--- Start ---

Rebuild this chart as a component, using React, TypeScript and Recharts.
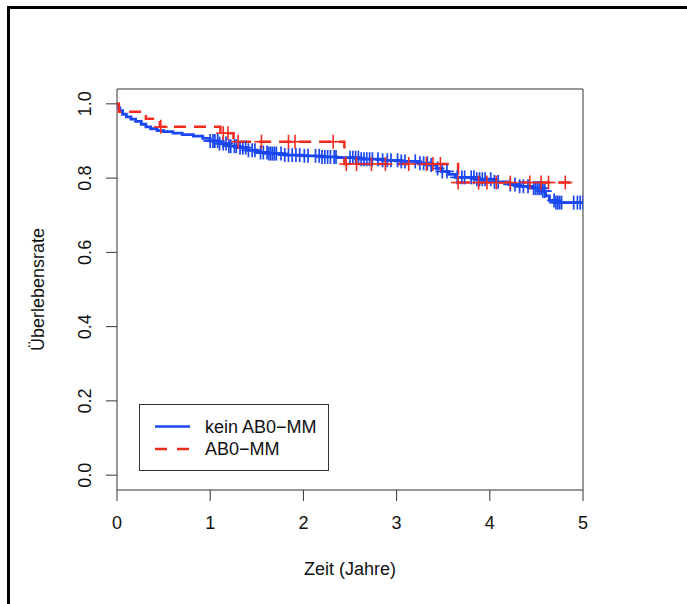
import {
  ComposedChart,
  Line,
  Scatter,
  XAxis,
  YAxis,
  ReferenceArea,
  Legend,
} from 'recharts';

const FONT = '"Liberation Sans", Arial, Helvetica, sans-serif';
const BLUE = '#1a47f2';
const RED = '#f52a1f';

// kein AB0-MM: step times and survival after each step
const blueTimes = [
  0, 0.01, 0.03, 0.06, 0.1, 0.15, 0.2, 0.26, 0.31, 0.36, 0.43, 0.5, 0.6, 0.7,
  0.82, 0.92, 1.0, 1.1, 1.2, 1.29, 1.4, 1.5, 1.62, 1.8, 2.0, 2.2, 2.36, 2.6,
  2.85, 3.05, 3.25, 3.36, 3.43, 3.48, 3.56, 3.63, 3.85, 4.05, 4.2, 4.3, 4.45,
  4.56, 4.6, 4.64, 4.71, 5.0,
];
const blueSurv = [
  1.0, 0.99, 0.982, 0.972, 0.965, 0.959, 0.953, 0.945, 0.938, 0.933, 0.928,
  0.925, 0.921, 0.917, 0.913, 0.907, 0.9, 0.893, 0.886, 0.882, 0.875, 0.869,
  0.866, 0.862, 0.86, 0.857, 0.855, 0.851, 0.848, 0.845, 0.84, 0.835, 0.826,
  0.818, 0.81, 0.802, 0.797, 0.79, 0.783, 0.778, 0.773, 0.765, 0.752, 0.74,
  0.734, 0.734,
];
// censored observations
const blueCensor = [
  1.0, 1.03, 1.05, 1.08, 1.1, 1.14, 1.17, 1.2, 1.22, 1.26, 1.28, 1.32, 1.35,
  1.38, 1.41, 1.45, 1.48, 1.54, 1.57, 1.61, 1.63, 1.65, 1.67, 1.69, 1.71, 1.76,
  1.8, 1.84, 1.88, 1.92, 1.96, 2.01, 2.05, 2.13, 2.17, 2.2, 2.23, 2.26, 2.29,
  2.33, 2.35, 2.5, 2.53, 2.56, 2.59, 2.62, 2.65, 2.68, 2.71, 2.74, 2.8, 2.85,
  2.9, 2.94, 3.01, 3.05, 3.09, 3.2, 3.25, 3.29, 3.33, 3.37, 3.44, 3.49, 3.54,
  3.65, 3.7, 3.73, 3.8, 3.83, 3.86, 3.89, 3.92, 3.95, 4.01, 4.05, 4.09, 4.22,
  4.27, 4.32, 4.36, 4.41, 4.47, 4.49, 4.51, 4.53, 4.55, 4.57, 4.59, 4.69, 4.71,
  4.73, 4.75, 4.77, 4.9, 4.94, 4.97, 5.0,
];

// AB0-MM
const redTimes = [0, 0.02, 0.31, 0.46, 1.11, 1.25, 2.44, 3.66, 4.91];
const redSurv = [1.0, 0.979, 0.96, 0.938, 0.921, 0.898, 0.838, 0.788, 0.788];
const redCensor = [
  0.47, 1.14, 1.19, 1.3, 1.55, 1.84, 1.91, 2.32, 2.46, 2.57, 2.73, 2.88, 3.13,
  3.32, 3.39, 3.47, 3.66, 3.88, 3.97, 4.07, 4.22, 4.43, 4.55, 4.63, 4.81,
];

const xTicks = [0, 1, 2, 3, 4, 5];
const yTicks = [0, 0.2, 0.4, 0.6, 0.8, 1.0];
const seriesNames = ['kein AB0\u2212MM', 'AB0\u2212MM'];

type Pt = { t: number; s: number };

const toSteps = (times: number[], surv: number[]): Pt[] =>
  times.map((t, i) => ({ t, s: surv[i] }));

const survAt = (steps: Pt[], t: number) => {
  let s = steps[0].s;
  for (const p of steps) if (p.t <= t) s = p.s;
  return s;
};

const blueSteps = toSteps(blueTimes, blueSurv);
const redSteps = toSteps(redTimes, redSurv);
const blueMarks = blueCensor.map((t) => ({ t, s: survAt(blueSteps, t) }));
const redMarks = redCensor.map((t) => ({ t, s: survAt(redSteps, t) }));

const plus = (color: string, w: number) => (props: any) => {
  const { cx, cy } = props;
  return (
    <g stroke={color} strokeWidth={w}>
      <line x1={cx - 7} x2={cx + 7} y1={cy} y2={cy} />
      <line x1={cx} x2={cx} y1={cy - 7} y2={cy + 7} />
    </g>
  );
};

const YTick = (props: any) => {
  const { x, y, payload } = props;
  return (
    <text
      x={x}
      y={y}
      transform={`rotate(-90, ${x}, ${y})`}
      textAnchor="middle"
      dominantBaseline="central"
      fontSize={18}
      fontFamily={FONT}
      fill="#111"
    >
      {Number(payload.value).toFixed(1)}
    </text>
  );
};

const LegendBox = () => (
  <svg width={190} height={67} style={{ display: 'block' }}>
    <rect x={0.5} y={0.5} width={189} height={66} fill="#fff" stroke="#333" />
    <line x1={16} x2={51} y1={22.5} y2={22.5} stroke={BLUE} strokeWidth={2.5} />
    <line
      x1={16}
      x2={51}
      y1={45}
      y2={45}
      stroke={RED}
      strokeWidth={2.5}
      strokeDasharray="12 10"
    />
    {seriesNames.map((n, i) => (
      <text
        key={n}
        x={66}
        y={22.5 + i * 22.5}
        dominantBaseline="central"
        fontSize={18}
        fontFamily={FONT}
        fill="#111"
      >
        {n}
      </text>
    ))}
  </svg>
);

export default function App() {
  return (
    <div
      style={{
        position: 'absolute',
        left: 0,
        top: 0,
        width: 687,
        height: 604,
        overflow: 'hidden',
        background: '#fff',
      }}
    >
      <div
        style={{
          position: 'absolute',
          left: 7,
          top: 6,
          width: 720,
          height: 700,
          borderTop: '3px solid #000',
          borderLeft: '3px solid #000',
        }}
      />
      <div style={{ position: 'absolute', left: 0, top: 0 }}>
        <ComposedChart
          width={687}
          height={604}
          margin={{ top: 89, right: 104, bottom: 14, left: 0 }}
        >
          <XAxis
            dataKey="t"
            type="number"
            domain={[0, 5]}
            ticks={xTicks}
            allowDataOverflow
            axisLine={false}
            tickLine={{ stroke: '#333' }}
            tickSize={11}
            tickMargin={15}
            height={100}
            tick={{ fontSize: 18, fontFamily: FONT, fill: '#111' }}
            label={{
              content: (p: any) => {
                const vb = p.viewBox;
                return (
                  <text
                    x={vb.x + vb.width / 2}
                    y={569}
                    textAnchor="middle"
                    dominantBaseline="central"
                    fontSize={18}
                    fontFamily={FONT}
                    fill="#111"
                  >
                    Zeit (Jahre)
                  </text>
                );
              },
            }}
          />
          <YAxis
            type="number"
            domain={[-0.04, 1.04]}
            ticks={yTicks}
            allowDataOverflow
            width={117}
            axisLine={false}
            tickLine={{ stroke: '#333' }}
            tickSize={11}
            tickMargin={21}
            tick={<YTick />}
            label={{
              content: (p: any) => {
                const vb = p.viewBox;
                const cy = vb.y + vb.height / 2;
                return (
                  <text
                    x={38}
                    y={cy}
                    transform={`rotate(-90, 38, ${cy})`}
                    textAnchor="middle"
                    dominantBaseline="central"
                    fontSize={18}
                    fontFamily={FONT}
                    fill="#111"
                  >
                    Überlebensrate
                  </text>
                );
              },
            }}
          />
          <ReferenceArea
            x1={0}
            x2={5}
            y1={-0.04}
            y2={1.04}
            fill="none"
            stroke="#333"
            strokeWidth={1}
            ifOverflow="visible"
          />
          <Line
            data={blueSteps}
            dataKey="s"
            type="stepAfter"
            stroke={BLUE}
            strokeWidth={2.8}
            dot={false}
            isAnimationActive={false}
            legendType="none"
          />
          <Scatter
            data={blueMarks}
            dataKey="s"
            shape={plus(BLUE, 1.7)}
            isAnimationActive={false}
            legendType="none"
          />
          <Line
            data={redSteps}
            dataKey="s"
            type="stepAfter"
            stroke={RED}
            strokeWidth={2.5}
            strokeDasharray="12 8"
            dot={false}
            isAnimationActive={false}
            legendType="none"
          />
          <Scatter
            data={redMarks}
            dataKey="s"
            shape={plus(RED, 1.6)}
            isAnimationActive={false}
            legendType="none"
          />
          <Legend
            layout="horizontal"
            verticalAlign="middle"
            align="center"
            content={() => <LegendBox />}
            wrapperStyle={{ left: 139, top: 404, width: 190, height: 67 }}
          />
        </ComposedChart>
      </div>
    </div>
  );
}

--- End ---

WHAT IS EXPECTED:
Print, exactly as written, the lines above from the first one to the one containing "const RED = '#f52a1f';". Leave out pictures.

ANSWER IN FULL:
Rebuild this chart as a component, using React, TypeScript and Recharts.
import {
  ComposedChart,
  Line,
  Scatter,
  XAxis,
  YAxis,
  ReferenceArea,
  Legend,
} from 'recharts';

const FONT = '"Liberation Sans", Arial, Helvetica, sans-serif';
const BLUE = '#1a47f2';
const RED = '#f52a1f';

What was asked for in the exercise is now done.